Magpantay adds that people must broaden their understanding of the legislation that can bolster and protect the queer community. While he believes the Equality Act, which bans discrimination against LGBTQ people in housing, employment, education and other public accommodations is vital, he doesn’t view it as the end-all, be-all.

“We need to fight for the Equality Act as vigorously as we fight for immigrant rights, as we fight against racial injustice and against police misconduct,” he said. “All of these aspects affect all our communities.”

Under the Trump Administration, federal rollbacks against LGBTQ rights have been set in motion.

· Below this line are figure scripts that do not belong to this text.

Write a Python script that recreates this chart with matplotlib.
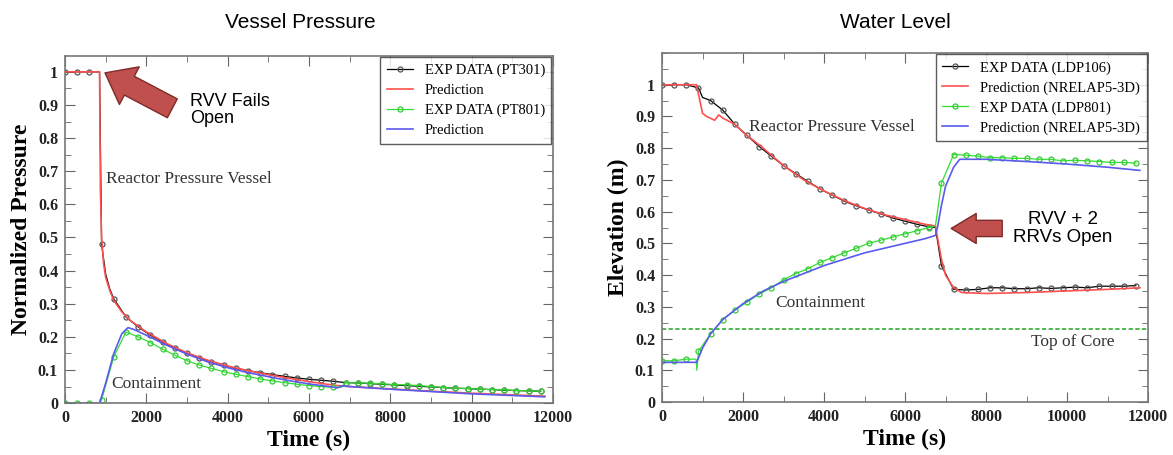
import matplotlib
matplotlib.use('Agg')
import matplotlib.pyplot as plt
from matplotlib.ticker import MultipleLocator

# ---- Vessel Pressure data ----
t_pt301 = [0, 300, 600, 850, 900, 1000, 1100, 1200, 1500, 1800, 2100, 2400, 2700, 3000, 3300,
           3600, 3900, 4200, 4500, 4800, 5100, 5400, 5700, 6000, 6300, 6600, 6900, 7200, 7500,
           7800, 8100, 8400, 8700, 9000, 9300, 9600, 9900, 10200, 10500, 10800, 11100, 11400,
           11700]
p_pt301 = [1.0, 1.0, 1.0, 1.0, 0.48, 0.39, 0.345, 0.315, 0.26, 0.23, 0.205, 0.185, 0.165, 0.15,
           0.137, 0.125, 0.115, 0.105, 0.098, 0.092, 0.086, 0.081, 0.076, 0.072, 0.069, 0.066,
           0.062, 0.061, 0.059, 0.057, 0.055, 0.053, 0.051, 0.049, 0.047, 0.045, 0.044, 0.042,
           0.041, 0.039, 0.038, 0.037, 0.036]

t_rpv_pred = [0, 850, 870, 900, 950, 1000, 1100, 1200, 1400, 1600, 2000, 2500, 3000, 3500, 4000,
              4500, 5000, 5500, 6000, 6500, 6700, 7000, 8000, 9000, 10000, 11000, 11800]
p_rpv_pred = [1.0, 1.0, 0.65, 0.5, 0.42, 0.38, 0.34, 0.31, 0.275, 0.25, 0.215, 0.18, 0.152, 0.13,
              0.112, 0.098, 0.086, 0.075, 0.065, 0.056, 0.053, 0.05, 0.043, 0.036, 0.03, 0.025, 0.021]

t_pt801 = [0, 300, 600, 850, 900, 1200, 1500, 1800, 2100, 2400, 2700, 3000, 3300, 3600, 3900,
           4200, 4500, 4800, 5100, 5400, 5700, 6000, 6300, 6600, 6800, 6900, 7200, 7500, 7800,
           8100, 8400, 8700, 9000, 9300, 9600, 9900, 10200, 10500, 10800, 11100, 11400, 11700]
p_pt801 = [0.0, 0.0, 0.0, 0.0, 0.01, 0.14, 0.215, 0.2, 0.183, 0.163, 0.145, 0.128, 0.115, 0.105,
           0.095, 0.087, 0.08, 0.073, 0.067, 0.062, 0.057, 0.053, 0.05, 0.048, 0.048, 0.062, 0.061,
           0.06, 0.058, 0.056, 0.055, 0.053, 0.05, 0.047, 0.045, 0.044, 0.042, 0.041, 0.04, 0.038,
           0.037, 0.036]

t_cnt_pred = [0, 850, 1000, 1200, 1400, 1550, 1700, 2000, 2500, 3000, 3500, 4000, 4500, 5000,
              5500, 6000, 6500, 6700, 6800, 7000, 8000, 9000, 10000, 11000, 11800]
p_cnt_pred = [0.0, 0.0, 0.06, 0.15, 0.21, 0.228, 0.222, 0.205, 0.175, 0.148, 0.125, 0.107, 0.092,
              0.08, 0.068, 0.058, 0.05, 0.046, 0.052, 0.05, 0.042, 0.035, 0.028, 0.023, 0.019]

# ---- Water Level data ----
t_ldp106 = [0, 300, 600, 900, 1000, 1200, 1500, 1800, 2100, 2400, 2700, 3000, 3300, 3600, 3900,
            4200, 4500, 4800, 5100, 5400, 5700, 6000, 6300, 6600, 6750, 6900, 7200, 7500, 7800,
            8100, 8400, 8700, 9000, 9300, 9600, 9900, 10200, 10500, 10800, 11100, 11400, 11700]
h_ldp106 = [1.0, 1.0, 1.0, 0.99, 0.96, 0.95, 0.92, 0.875, 0.84, 0.805, 0.775, 0.745, 0.72, 0.695,
            0.672, 0.652, 0.633, 0.618, 0.605, 0.593, 0.58, 0.57, 0.56, 0.552, 0.55, 0.43, 0.355,
            0.353, 0.355, 0.36, 0.36, 0.357, 0.357, 0.36, 0.358, 0.36, 0.362, 0.36, 0.365, 0.365,
            0.365, 0.367]

t_rpv_lvl = [0, 850, 900, 1000, 1100, 1300, 1400, 1500, 1800, 2000, 2500, 3000, 3500, 4000, 4500,
             5000, 5500, 6000, 6500, 6750, 6800, 6900, 7000, 7200, 7400, 8000, 9000, 10000,
             11000, 11800]
h_rpv_lvl = [1.0, 1.0, 0.97, 0.91, 0.9, 0.888, 0.905, 0.895, 0.875, 0.85, 0.8, 0.745, 0.7, 0.665,
             0.635, 0.61, 0.59, 0.575, 0.56, 0.555, 0.52, 0.45, 0.4, 0.36, 0.345, 0.342, 0.345,
             0.35, 0.355, 0.36]

t_ldp801 = [0, 300, 600, 840, 860, 900, 1200, 1500, 1800, 2100, 2400, 2700, 3000, 3300, 3600,
            3900, 4200, 4500, 4800, 5100, 5400, 5700, 6000, 6300, 6600, 6750, 6900, 7200, 7500,
            7800, 8100, 8400, 8700, 9000, 9300, 9600, 9900, 10200, 10500, 10800, 11100, 11400,
            11700]
h_ldp801 = [0.13, 0.13, 0.135, 0.135, 0.1, 0.16, 0.215, 0.26, 0.29, 0.315, 0.34, 0.36, 0.385,
            0.405, 0.42, 0.44, 0.455, 0.47, 0.485, 0.5, 0.51, 0.52, 0.53, 0.54, 0.55, 0.555, 0.69,
            0.78, 0.778, 0.775, 0.77, 0.77, 0.768, 0.768, 0.765, 0.765, 0.76, 0.762, 0.76, 0.758,
            0.755, 0.755, 0.753]

t_cnt_lvl = [0, 850, 870, 1000, 1200, 1500, 2000, 2500, 3000, 3500, 4000, 4500, 5000, 5500, 6000,
             6500, 6750, 6800, 6900, 7000, 7200, 7350, 8000, 9000, 10000, 11000, 11800]
h_cnt_lvl = [0.125, 0.125, 0.13, 0.17, 0.215, 0.26, 0.31, 0.35, 0.38, 0.405, 0.43, 0.45, 0.47,
             0.485, 0.5, 0.515, 0.525, 0.55, 0.62, 0.68, 0.74, 0.765, 0.765, 0.758, 0.75, 0.74, 0.73]

top_of_core = 0.23

serif = 'Liberation Serif'
sans = 'Liberation Sans'
arrow_fc = '#C0504D'
arrow_ec = '#7F2A28'


def marks(t):
    return [i for i, v in enumerate(t) if v % 300 == 0]


def style_axes(ax, ymax, xlab, ylab):
    ax.set_xlim(0, 12000)
    ax.set_ylim(0, ymax)
    ax.xaxis.set_major_locator(MultipleLocator(2000))
    ax.xaxis.set_minor_locator(MultipleLocator(1000))
    ax.yaxis.set_minor_locator(MultipleLocator(0.05))
    ax.set_yticks([i / 10 for i in range(11)])
    ax.set_yticklabels(['0'] + ['%.1f' % (i / 10) for i in range(1, 10)] + ['1'])
    ax.tick_params(which='both', direction='in', top=True, right=True, color='#666666')
    ax.tick_params(which='major', length=7, labelsize=11.5, pad=5)
    ax.tick_params(which='minor', length=4)
    for lab in ax.get_xticklabels() + ax.get_yticklabels():
        lab.set_fontfamily(serif)
        lab.set_fontweight('bold')
        lab.set_color('#222222')
    for sp in ax.spines.values():
        sp.set_color('#777777')
        sp.set_linewidth(1.2)
    ax.set_xlabel(xlab, fontfamily=serif, fontweight='bold', fontsize=17, labelpad=3)
    ax.set_ylabel(ylab, fontfamily=serif, fontweight='bold', fontsize=17, labelpad=4)


def exp_kw(color, edge, t):
    return dict(color=color, lw=0.9, marker='o', ms=3.6, mfc='none', mec=edge, mew=0.9,
                markevery=marks(t))


def add_legend(ax):
    leg = ax.legend(loc='upper right', prop={'family': serif, 'size': 10.5}, fancybox=False,
                    edgecolor='#333333', borderaxespad=0.1, handlelength=1.8, labelspacing=0.45,
                    borderpad=0.45)
    leg.get_frame().set_linewidth(1.0)


fig = plt.figure(figsize=(11.73, 4.55), dpi=100)
ax1 = fig.add_axes([0.0554, 0.114, 0.416, 0.763])
ax2 = fig.add_axes([0.5644, 0.1165, 0.4143, 0.767])

# ---- left panel ----
ax1.plot(t_pt301, p_pt301, label='EXP DATA (PT301)', **exp_kw('black', '#555555', t_pt301))
ax1.plot(t_rpv_pred, p_rpv_pred, color='#FF5050', lw=1.2, label='Prediction')
ax1.plot(t_pt801, p_pt801, label='EXP DATA (PT801)', **exp_kw('#33DD33', '#33CC33', t_pt801))
ax1.plot(t_cnt_pred, p_cnt_pred, color='#5A5AF0', lw=1.2, label='Prediction')
style_axes(ax1, 1.048, 'Time (s)', 'Normalized Pressure')
add_legend(ax1)
ax1.text(1000, 0.665, 'Reactor Pressure Vessel', fontfamily=serif, fontsize=12.5, color='#333333')
ax1.text(1150, 0.045, 'Containment', fontfamily=serif, fontsize=12.5, color='#333333')
ax1.annotate('', xy=(984, 0.997), xytext=(2640, 0.89),
             arrowprops=dict(arrowstyle='simple,head_length=1.1,head_width=1.7,tail_width=0.85',
                             fc=arrow_fc, ec=arrow_ec, lw=1.0, mutation_scale=18,
                             shrinkA=0, shrinkB=0))
ax1.text(3080, 0.935, 'RVV Fails\nOpen', fontfamily=sans, fontsize=13, va='top', ha='left',
         linespacing=1.0)
fig.text(0.256, 0.95, 'Vessel Pressure', ha='center', va='center', fontfamily=sans, fontsize=15)

# ---- right panel ----
ax2.plot(t_ldp106, h_ldp106, label='EXP DATA (LDP106)', **exp_kw('black', '#555555', t_ldp106))
ax2.plot(t_rpv_lvl, h_rpv_lvl, color='#FF5050', lw=1.2, label='Prediction (NRELAP5-3D)')
ax2.plot(t_ldp801, h_ldp801, label='EXP DATA (LDP801)', **exp_kw('#33DD33', '#33CC33', t_ldp801))
ax2.plot(t_cnt_lvl, h_cnt_lvl, color='#5A5AF0', lw=1.2, label='Prediction (NRELAP5-3D)')
ax2.axhline(top_of_core, color='#33AA33', lw=1.2, ls=(0, (2.5, 1.5)))
style_axes(ax2, 1.1, 'Time (s)', 'Elevation (m)')
add_legend(ax2)
ax2.text(2150, 0.855, 'Reactor Pressure Vessel', fontfamily=serif, fontsize=12.5, color='#333333')
ax2.text(2800, 0.3, 'Containment', fontfamily=serif, fontsize=12.5, color='#333333')
ax2.text(9100, 0.175, 'Top of Core', fontfamily=serif, fontsize=12.5, color='#333333')
ax2.annotate('', xy=(7140, 0.547), xytext=(8400, 0.547),
             arrowprops=dict(arrowstyle='simple,head_length=1.0,head_width=1.2,tail_width=0.65',
                             fc=arrow_fc, ec=arrow_ec, lw=1.0, mutation_scale=18,
                             shrinkA=0, shrinkB=0))
ax2.text(9900, 0.547, 'RVV + 2\nRRVs Open', fontfamily=sans, fontsize=13.5, ha='center',
         va='center', linespacing=1.1)
fig.text(0.763, 0.95, 'Water Level', ha='center', va='center', fontfamily=sans, fontsize=15)

fig.savefig('out.png', dpi=100)
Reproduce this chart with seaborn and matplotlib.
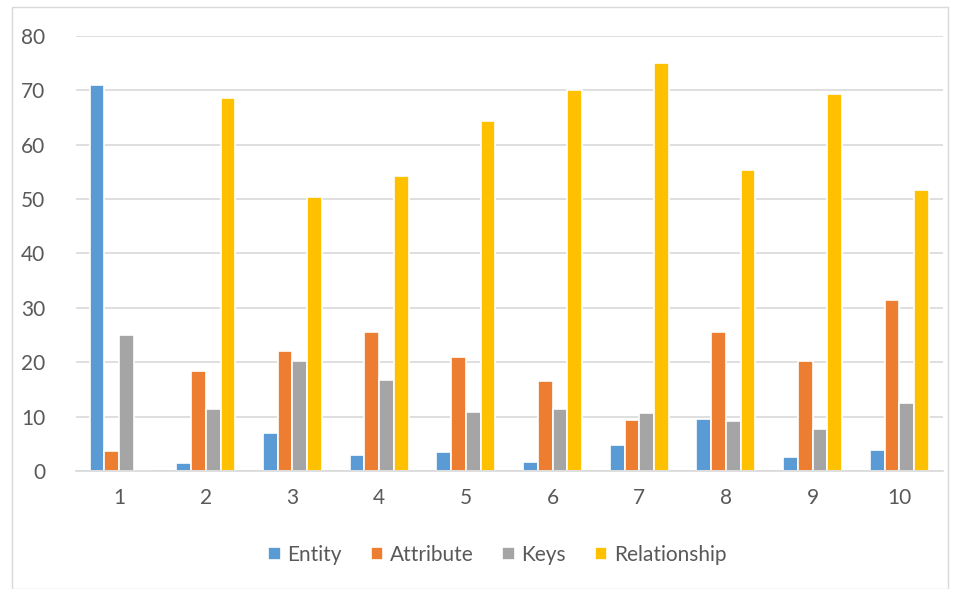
import matplotlib
matplotlib.use("Agg")
import matplotlib.pyplot as plt
import seaborn as sns
import pandas as pd
from matplotlib.patches import Rectangle

categories = ["1", "2", "3", "4", "5", "6", "7", "8", "9", "10"]
entity = [71.0, 1.4, 6.9, 2.9, 3.5, 1.6, 4.7, 9.6, 2.6, 3.9]
attribute = [3.7, 18.3, 22.1, 25.5, 20.9, 16.6, 9.3, 25.5, 20.2, 31.4]
keys = [25.0, 11.4, 20.2, 16.8, 10.8, 11.4, 10.6, 9.2, 7.7, 12.5]
relationship = [0.0, 68.5, 50.4, 54.3, 64.4, 70.0, 75.0, 55.4, 69.3, 51.7]
series_names = ["Entity", "Attribute", "Keys", "Relationship"]
colors = ["#5B9BD5", "#ED7D31", "#A5A5A5", "#FFC000"]

rows = []
for name, vals in zip(series_names, [entity, attribute, keys, relationship]):
    for c, v in zip(categories, vals):
        rows.append({"cat": c, "series": name, "value": v})
df = pd.DataFrame(rows)

sns.set_theme(style="white")
plt.rcParams['font.family'] = ['Lato', 'DejaVu Sans']

fig = plt.figure(figsize=(9.6, 5.89), dpi=100)
ax = fig.add_axes([0.0789, 0.2003, 0.9031, 0.7391])

sns.barplot(data=df, x="cat", y="value", hue="series", order=categories,
            hue_order=series_names, palette=colors, saturation=1, width=0.68,
            edgecolor="white", linewidth=1.2, ax=ax, legend=True, gap=0)

ax.set_ylim(0, 80)
ax.set_xlim(-0.5, 9.5)
ax.set_yticks(range(0, 81, 10))
ax.yaxis.grid(True, color="#D9D9D9", linewidth=1.2)
ax.set_axisbelow(True)
for s in ["top", "right", "left"]:
    ax.spines[s].set_visible(False)
ax.spines["bottom"].set_color("#D9D9D9")
ax.spines["bottom"].set_linewidth(1.2)
ax.set_xlabel("")
ax.set_ylabel("")
ax.tick_params(axis="both", length=0, labelsize=15, labelcolor="#595959")
ax.tick_params(axis="y", pad=22)
ax.tick_params(axis="x", pad=12)

handles, labels = ax.get_legend_handles_labels()
ax.get_legend().remove()
fig.legend(handles, labels, loc="center", bbox_to_anchor=(0.518, 0.058),
           ncol=4, frameon=False, fontsize=15, handlelength=0.6,
           handleheight=0.6, handletextpad=0.3, columnspacing=1.4,
           labelcolor="#595959")

fig.patches.append(Rectangle((12/960, 0), (948-12)/960, (589-7)/589,
                             transform=fig.transFigure, fill=False,
                             edgecolor="#D9D9D9", linewidth=1.0))

fig.savefig("out.png", dpi=100)
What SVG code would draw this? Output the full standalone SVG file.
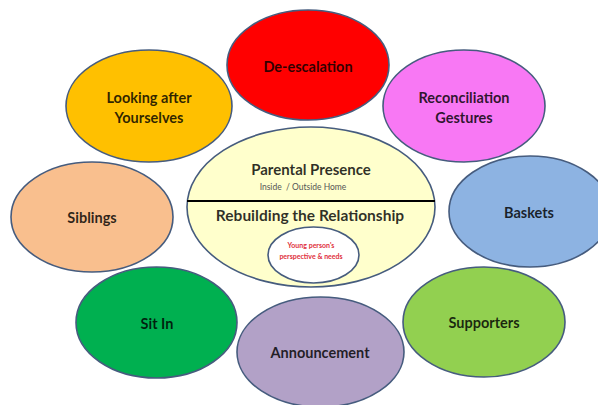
<svg xmlns="http://www.w3.org/2000/svg" width="598" height="405" viewBox="0 0 598 405">
<style>
.n{stroke:#465c7e;stroke-width:1.6}
.t{font-family:Lato,"Liberation Sans",sans-serif;font-weight:bold;font-size:14.5px;fill:#000;fill-opacity:0.82;text-anchor:middle;dominant-baseline:central}
</style>
<rect width="598" height="405" fill="#fff"/>
<g id="connectors"/>
<g id="deescalation"><ellipse class="n" cx="308" cy="65" rx="81" ry="55" fill="#ff0000"/><text class="t" x="308" y="66">De-escalation</text></g>
<g id="looking"><ellipse class="n" cx="149" cy="106" rx="83" ry="56" fill="#ffc000"/><text class="t" x="149" y="97">Looking after</text><text class="t" x="149" y="117">Yourselves</text></g>
<g id="reconciliation"><ellipse class="n" cx="464" cy="106" rx="81" ry="56" fill="#f878f4"/><text class="t" x="464" y="97">Reconciliation</text><text class="t" x="464" y="117">Gestures</text></g>
<g id="siblings"><ellipse class="n" cx="92" cy="217" rx="81" ry="55" fill="#f9bf8e"/><text class="t" x="92" y="217">Siblings</text></g>
<g id="baskets"><ellipse class="n" cx="530" cy="211.5" rx="81" ry="55.5" fill="#8db3e2"/><text class="t" x="529" y="212">Baskets</text></g>
<g id="sitin"><ellipse class="n" cx="156.5" cy="322.5" rx="80.5" ry="55.5" fill="#00b050"/><text class="t" x="157" y="323">Sit In</text></g>
<g id="supporters"><ellipse class="n" cx="484" cy="322" rx="81" ry="55" fill="#92d050"/><text class="t" x="484" y="322">Supporters</text></g>
<g id="announcement"><ellipse class="n" cx="320.5" cy="352" rx="83.5" ry="55" fill="#b2a1c7"/><text class="t" x="320" y="352">Announcement</text></g>
<g id="center">
<ellipse class="n" cx="311" cy="207" rx="124" ry="80" fill="#ffffcc"/>
<line x1="187" y1="201" x2="435" y2="201" stroke="#000" stroke-width="2.2"/>
<text class="t" x="311" y="169" style="font-size:15px">Parental Presence</text>
<text x="303" y="187" xml:space="preserve" style="font-family:Lato,'Liberation Sans',sans-serif;font-size:8.5px;fill:#555;text-anchor:middle;dominant-baseline:central">Inside  / Outside Home</text>
<text class="t" x="310" y="215" style="font-size:15.5px">Rebuilding the Relationship</text>
</g>
<g id="youngperson">
<ellipse class="n" cx="313.5" cy="255" rx="45.5" ry="28" fill="#ffffff"/>
<text x="311" y="245" style="font-family:Lato,'Liberation Sans',sans-serif;font-weight:bold;font-size:7px;fill:#e0303c;text-anchor:middle;dominant-baseline:central">Young person's</text>
<text x="311" y="256" style="font-family:Lato,'Liberation Sans',sans-serif;font-weight:bold;font-size:7px;fill:#e0303c;text-anchor:middle;dominant-baseline:central">perspective &amp; needs</text>
</g>
</svg>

In April, the president’s contentious transgender military policy, which bars transgender personnel from serving openly and denies them access to gender-affirming medical care, went into effect. Last month, the Health and Human Services Department proposed a new rule suggesting that federal laws banning sex discrimination in health care don’t apply to patients’ “gender identity.” United States citizenship has also been denied to some children of LGBTQ couples, among other policies activists deem harmful to the LGBTQ community.

“I think the story of the march toward justice and the journey toward justice in our country around the world is never linear. … There's no question that in the two and a half years of the Trump-Pence administration we've seen the most explicitly anti transgender administration in our history and certainly one of the most anti LGBTQ administrations in our history,” said Sarah McBride, the national press secretary of the Human Rights Campaign. “They've made clear that LGBTQ people are not part of the America that they seek to serve, and it's our job to make clear to them that we are here to stay.”

Perhaps the most visible legacy of the Stonewall uprising is the establishment of Pride parades, which sprouted from gay rights marches and now take place all over the world. Such parades show Stonewall’s dual purpose. The historic event serves as both an invitation to celebrate and a prompt to rebel as those bar patrons did that summer night in 1969.

"The fight doesn’t happen just in June,” Magpantay said. “Stonewall is a reminder that we need to keep doing this work all the time.”